Being a mother and a leader in a time of war

Marianne Awaraji
Marianne Awaraji (Photo: SAT-7)

This Mother’s Day in Lebanon arrives during a time when many families are once again navigating uncertainty. Recently, I found myself preparing for a team meeting while also checking the news … and making sure my son felt safe at home.

For many mothers who lead teams or organisations here, the reality of leadership often includes this quiet tension that is rarely visible from the outside.

Across Lebanon, conflict has intensified in recent months, with authorities reporting that nearly 700,000 people, including 200,000 children have been displaced. Families are sheltering with relatives, in churches, and in schools. For those of us who remain and who continue to work, the backdrop to every meeting, every decision, every ordinary moment is the knowledge that life here is fragile. Living with the unpredictability of each day carries its own exhaustion, mental, emotional, and spiritual. 

One mother from southern Lebanon, forced to flee her home, captured this tension: "The hardest thing is leaving, not knowing what to take or if you will ever return." Another, from across the region, wrote to us: "My heart is with every mother in this war." That solidarity and shared weight is something every mother here understands.

And yet, we keep going.

Our days begin like any other leader's. There are decisions to make, people to support, and strategies to move forward. Yet in the background, the weight of a world that feels increasingly unstable presses in. A small voice asks the simplest of questions: "Are we safe?"

In moments like these, leadership takes on a different meaning. It becomes less about authority and more about presence. Less about control, and more about courage.

Leadership in difficult environments builds something powerful: resilience. Resilience is choosing to keep leading, supporting your team, and moving the mission forward despite the obstacles you face.

As mothers who lead, we carry two worlds at once. We shoulder both the professional world where teams depend on us, and the tender world of our children, who look to us to know that everything will be alright. In these moments, we are not just mothers or managers … we are the first theologians our children will ever meet.

Our children are watching. They are learning not just from what we say, but from how we respond when life feels uncertain. They are discovering that courage does not mean the absence of fear, but the decision to keep moving forward with faith.

As a Christian, I hold on to the reminder that leadership was never meant to be sustained by our strength alone.

"God is our refuge and strength, an ever-present help in trouble." (Psalm 46:1)

In difficult seasons, leadership becomes an act of trust. Trust that our work still matters. Trust that hope is stronger than fear. Trust that even in unstable moments, God is still present and still at work. As one Lebanese believer put it simply: "Without having faith and hope, we would have been lost long ago."

I think of the mother in Iran who wrote: "I have invested my strength and years into building our home" and who, despite everything, has not stopped caring, not stopped praying, not stopped hoping.

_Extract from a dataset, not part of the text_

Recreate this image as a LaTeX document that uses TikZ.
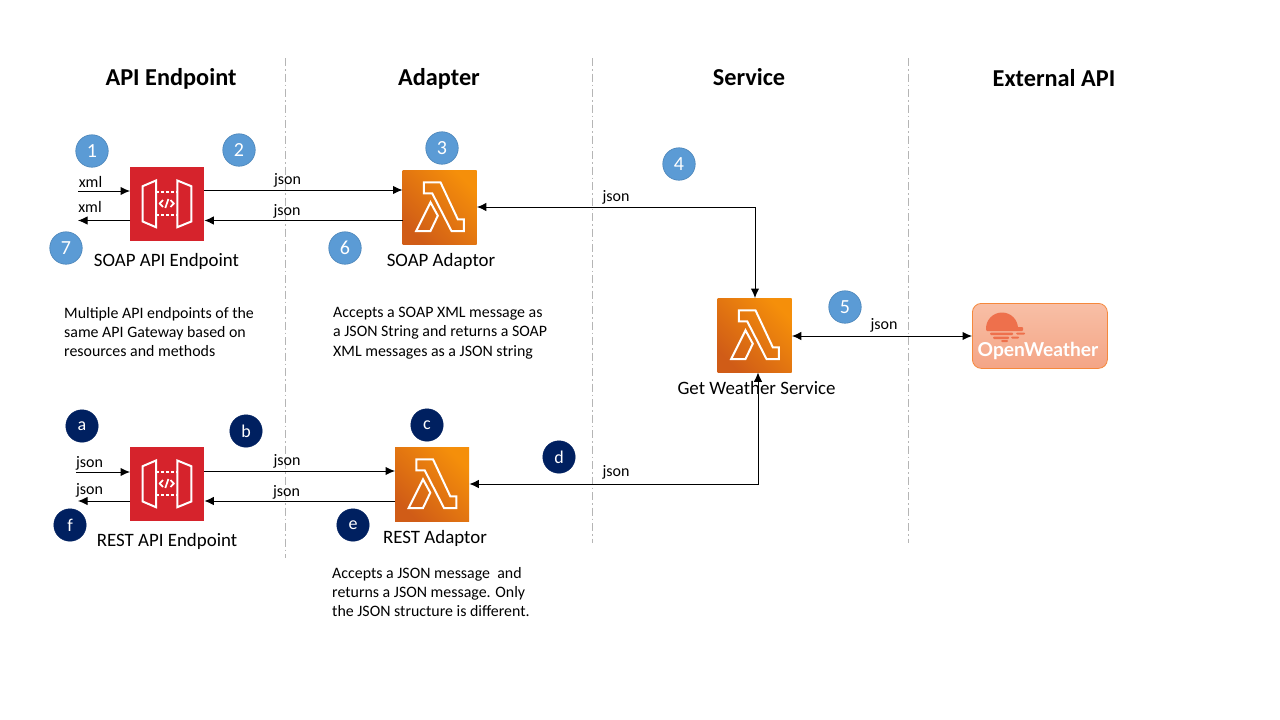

This Mother's Day, I want to speak to every mother who is leading a team, a household, a congregation, or simply navigating difficulty.

Your enduring strength matters more than you know. The way you hold steady, the way you keep going, the way you point your children and colleagues towards hope, that is not a small thing. That is a profound act of faith.

Sometimes the most powerful leadership is simply showing up with faith, love, and steady courage … even when the world around us feels like it’s falling apart.

Marianne Awaraji is a Christian leader based in Lebanon, where she works with SAT-7 ARABIC as their Audience Relations Manager as well as a presenter. She speaks and writes on faith, leadership, and resilience in the Middle Eastern context.